--- begin DATA EXTRACT ---

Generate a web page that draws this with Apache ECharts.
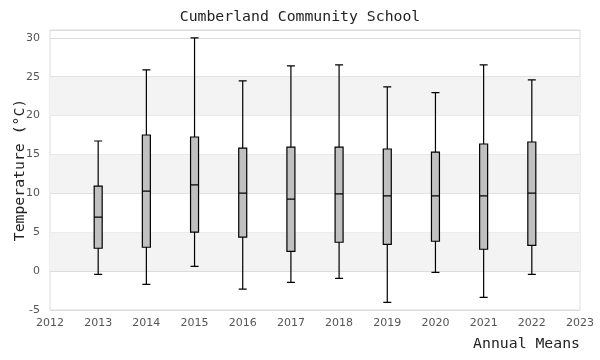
<!DOCTYPE html>
<html>
<head>
<meta charset="utf-8">
<script src="https://cdn.jsdelivr.net/npm/echarts@6/dist/echarts.min.js"></script>
<style>html,body{margin:0;padding:0;background:#fff}#c{width:600px;height:360px}</style>
</head>
<body>
<div id="c"></div>
<script>
const years = [2013, 2014, 2015, 2016, 2017, 2018, 2019, 2020, 2021, 2022];
const lowWhisker = [-0.41, -1.70, 0.62, -2.31, -1.44, -0.93, -4.02, -0.15, -3.38, -0.41];
const q1 = [2.94, 3.07, 5.00, 4.36, 2.55, 3.71, 3.45, 3.84, 2.81, 3.32];
const median = [6.93, 10.28, 11.10, 10.03, 9.25, 9.94, 9.68, 9.68, 9.68, 10.03];
const q3 = [10.93, 17.50, 17.24, 15.82, 15.95, 15.95, 15.70, 15.31, 16.34, 16.60];
const highWhisker = [16.73, 25.88, 30.00, 24.46, 26.39, 26.52, 23.69, 22.95, 26.52, 24.59];
const shadedBands = [[0, 5], [10, 15], [20, 25]];

const boxData = years.map((y, i) => [y, lowWhisker[i], q1[i], median[i], q3[i], highWhisker[i]]);

const chart = echarts.init(document.getElementById('c'), null, {renderer: 'canvas'});
const mono = 'DejaVu Sans Mono';
chart.setOption({
  animation: false,
  backgroundColor: '#fff',
  title: [{
    text: 'Cumberland Community School',
    left: 'center', top: 5,
    textStyle: {fontFamily: mono, fontSize: 14.8, fontWeight: 'normal', color: '#222'}
  }, {
    text: 'Annual Means',
    right: 20, top: 337, padding: 0,
    textStyle: {fontFamily: mono, fontSize: 14.8, fontWeight: 'normal', color: '#222'}
  }],
  grid: {left: 50, right: 20, top: 30, bottom: 50, show: true, borderColor: '#dcdcdc', borderWidth: 1,
    backgroundColor: 'transparent', outerBoundsMode: 'none', containLabel: false},
  xAxis: {
    type: 'value', min: 2012, max: 2023, interval: 1,
    axisLine: {show: false}, axisTick: {show: false},
    splitLine: {show: false},
    axisLabel: {fontFamily: 'DejaVu Sans', fontSize: 11, color: '#555', margin: 8, formatter: v => String(v)}
  },
  yAxis: {
    type: 'value', min: -5, max: 31, interval: 5,
    name: 'Temperature (°C)', nameLocation: 'middle', nameGap: 22, nameMoveOverlap: false,
    nameTextStyle: {fontFamily: mono, fontSize: 14.8, color: '#222'},
    axisLine: {show: false}, axisTick: {show: false},
    splitLine: {show: true, lineStyle: {color: '#dcdcdc', width: 1}},
    axisLabel: {fontFamily: 'DejaVu Sans', fontSize: 11, color: '#555', margin: 10, showMaxLabel: false,
      formatter: v => (v > 30 ? '' : String(v))}
  },
  series: [{
    type: 'boxplot',
    data: boxData,
    boxWidth: [8, 8],
    itemStyle: {color: '#c0c0c0', borderColor: '#000', borderWidth: 1.2},
    emphasis: {disabled: true},
    markArea: {
      silent: true,
      itemStyle: {color: '#f3f3f3'},
      data: shadedBands.map(b => [{yAxis: b[0]}, {yAxis: b[1]}])
    },
    z: 3
  }]
});
</script>
</body>
</html>
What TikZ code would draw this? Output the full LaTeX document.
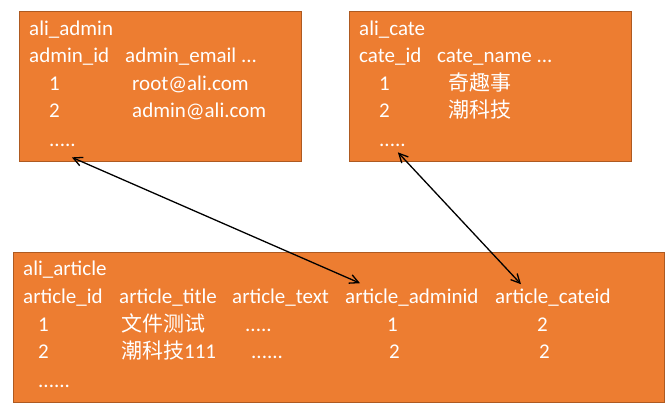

--- end DATA EXTRACT ---

- **WRITTEN PROBLEM**
Go through the entries above and output them exactly, without pictures.

- **RESPONSE**
Generate a web page that draws this with Apache ECharts.
<!DOCTYPE html>
<html>
<head>
<meta charset="utf-8">
<script src="https://cdn.jsdelivr.net/npm/echarts@6/dist/echarts.min.js"></script>
<style>html,body{margin:0;padding:0;background:#fff}#c{width:600px;height:360px}</style>
</head>
<body>
<div id="c"></div>
<script>
const years = [2013, 2014, 2015, 2016, 2017, 2018, 2019, 2020, 2021, 2022];
const lowWhisker = [-0.41, -1.70, 0.62, -2.31, -1.44, -0.93, -4.02, -0.15, -3.38, -0.41];
const q1 = [2.94, 3.07, 5.00, 4.36, 2.55, 3.71, 3.45, 3.84, 2.81, 3.32];
const median = [6.93, 10.28, 11.10, 10.03, 9.25, 9.94, 9.68, 9.68, 9.68, 10.03];
const q3 = [10.93, 17.50, 17.24, 15.82, 15.95, 15.95, 15.70, 15.31, 16.34, 16.60];
const highWhisker = [16.73, 25.88, 30.00, 24.46, 26.39, 26.52, 23.69, 22.95, 26.52, 24.59];
const shadedBands = [[0, 5], [10, 15], [20, 25]];

const boxData = years.map((y, i) => [y, lowWhisker[i], q1[i], median[i], q3[i], highWhisker[i]]);

const chart = echarts.init(document.getElementById('c'), null, {renderer: 'canvas'});
const mono = 'DejaVu Sans Mono';
chart.setOption({
  animation: false,
  backgroundColor: '#fff',
  title: [{
    text: 'Cumberland Community School',
    left: 'center', top: 5,
    textStyle: {fontFamily: mono, fontSize: 14.8, fontWeight: 'normal', color: '#222'}
  }, {
    text: 'Annual Means',
    right: 20, top: 337, padding: 0,
    textStyle: {fontFamily: mono, fontSize: 14.8, fontWeight: 'normal', color: '#222'}
  }],
  grid: {left: 50, right: 20, top: 30, bottom: 50, show: true, borderColor: '#dcdcdc', borderWidth: 1,
    backgroundColor: 'transparent', outerBoundsMode: 'none', containLabel: false},
  xAxis: {
    type: 'value', min: 2012, max: 2023, interval: 1,
    axisLine: {show: false}, axisTick: {show: false},
    splitLine: {show: false},
    axisLabel: {fontFamily: 'DejaVu Sans', fontSize: 11, color: '#555', margin: 8, formatter: v => String(v)}
  },
  yAxis: {
    type: 'value', min: -5, max: 31, interval: 5,
    name: 'Temperature (°C)', nameLocation: 'middle', nameGap: 22, nameMoveOverlap: false,
    nameTextStyle: {fontFamily: mono, fontSize: 14.8, color: '#222'},
    axisLine: {show: false}, axisTick: {show: false},
    splitLine: {show: true, lineStyle: {color: '#dcdcdc', width: 1}},
    axisLabel: {fontFamily: 'DejaVu Sans', fontSize: 11, color: '#555', margin: 10, showMaxLabel: false,
      formatter: v => (v > 30 ? '' : String(v))}
  },
  series: [{
    type: 'boxplot',
    data: boxData,
    boxWidth: [8, 8],
    itemStyle: {color: '#c0c0c0', borderColor: '#000', borderWidth: 1.2},
    emphasis: {disabled: true},
    markArea: {
      silent: true,
      itemStyle: {color: '#f3f3f3'},
      data: shadedBands.map(b => [{yAxis: b[0]}, {yAxis: b[1]}])
    },
    z: 3
  }]
});
</script>
</body>
</html>
What TikZ code would draw this? Output the full LaTeX document.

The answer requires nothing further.